> [WRITTEN INSTRUCTION]: Copy out the data exactly, leaving the pictures behind.

> [INFORMATION SUPPLIED]:
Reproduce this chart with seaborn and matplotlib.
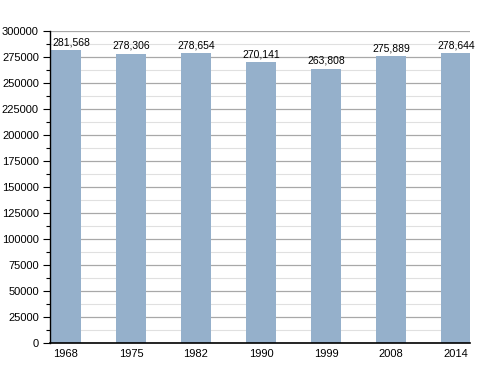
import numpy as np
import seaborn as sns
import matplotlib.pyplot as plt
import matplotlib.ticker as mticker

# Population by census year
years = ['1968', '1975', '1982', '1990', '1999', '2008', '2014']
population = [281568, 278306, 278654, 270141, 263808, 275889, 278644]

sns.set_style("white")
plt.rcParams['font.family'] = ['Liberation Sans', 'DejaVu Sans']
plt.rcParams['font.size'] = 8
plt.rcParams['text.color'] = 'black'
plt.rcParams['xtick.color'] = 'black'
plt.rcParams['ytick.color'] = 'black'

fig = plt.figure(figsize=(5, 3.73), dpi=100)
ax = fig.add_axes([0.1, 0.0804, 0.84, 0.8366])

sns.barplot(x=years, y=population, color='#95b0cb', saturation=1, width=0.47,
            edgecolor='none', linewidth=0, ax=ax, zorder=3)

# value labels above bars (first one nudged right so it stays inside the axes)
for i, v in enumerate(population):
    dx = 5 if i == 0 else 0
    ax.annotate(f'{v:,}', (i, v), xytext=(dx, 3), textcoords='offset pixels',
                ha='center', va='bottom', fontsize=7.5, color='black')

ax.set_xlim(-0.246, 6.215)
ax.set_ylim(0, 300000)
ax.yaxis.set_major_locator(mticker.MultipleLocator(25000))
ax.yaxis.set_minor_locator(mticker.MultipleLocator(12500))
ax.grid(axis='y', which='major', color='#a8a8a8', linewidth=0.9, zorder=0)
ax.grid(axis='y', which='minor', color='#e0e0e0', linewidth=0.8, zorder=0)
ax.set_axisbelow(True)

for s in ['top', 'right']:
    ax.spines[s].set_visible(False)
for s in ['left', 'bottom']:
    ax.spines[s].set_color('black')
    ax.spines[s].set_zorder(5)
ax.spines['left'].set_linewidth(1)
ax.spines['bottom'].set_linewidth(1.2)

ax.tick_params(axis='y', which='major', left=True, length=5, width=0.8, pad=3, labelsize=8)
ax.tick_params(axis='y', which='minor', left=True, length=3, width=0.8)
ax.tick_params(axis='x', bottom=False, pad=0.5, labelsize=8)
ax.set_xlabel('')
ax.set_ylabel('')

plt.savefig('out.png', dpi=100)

> [ANSWER TO THE TASK]:
Reproduce this chart with seaborn and matplotlib.
import numpy as np
import seaborn as sns
import matplotlib.pyplot as plt
import matplotlib.ticker as mticker

# Population by census year
years = ['1968', '1975', '1982', '1990', '1999', '2008', '2014']
population = [281568, 278306, 278654, 270141, 263808, 275889, 278644]

sns.set_style("white")
plt.rcParams['font.family'] = ['Liberation Sans', 'DejaVu Sans']
plt.rcParams['font.size'] = 8
plt.rcParams['text.color'] = 'black'
plt.rcParams['xtick.color'] = 'black'
plt.rcParams['ytick.color'] = 'black'

fig = plt.figure(figsize=(5, 3.73), dpi=100)
ax = fig.add_axes([0.1, 0.0804, 0.84, 0.8366])

sns.barplot(x=years, y=population, color='#95b0cb', saturation=1, width=0.47,
            edgecolor='none', linewidth=0, ax=ax, zorder=3)

# value labels above bars (first one nudged right so it stays inside the axes)
for i, v in enumerate(population):
    dx = 5 if i == 0 else 0
    ax.annotate(f'{v:,}', (i, v), xytext=(dx, 3), textcoords='offset pixels',
                ha='center', va='bottom', fontsize=7.5, color='black')

ax.set_xlim(-0.246, 6.215)
ax.set_ylim(0, 300000)
ax.yaxis.set_major_locator(mticker.MultipleLocator(25000))
ax.yaxis.set_minor_locator(mticker.MultipleLocator(12500))
ax.grid(axis='y', which='major', color='#a8a8a8', linewidth=0.9, zorder=0)
ax.grid(axis='y', which='minor', color='#e0e0e0', linewidth=0.8, zorder=0)
ax.set_axisbelow(True)

for s in ['top', 'right']:
    ax.spines[s].set_visible(False)
for s in ['left', 'bottom']:
    ax.spines[s].set_color('black')
    ax.spines[s].set_zorder(5)
ax.spines['left'].set_linewidth(1)
ax.spines['bottom'].set_linewidth(1.2)

ax.tick_params(axis='y', which='major', left=True, length=5, width=0.8, pad=3, labelsize=8)
ax.tick_params(axis='y', which='minor', left=True, length=3, width=0.8)
ax.tick_params(axis='x', bottom=False, pad=0.5, labelsize=8)
ax.set_xlabel('')
ax.set_ylabel('')

plt.savefig('out.png', dpi=100)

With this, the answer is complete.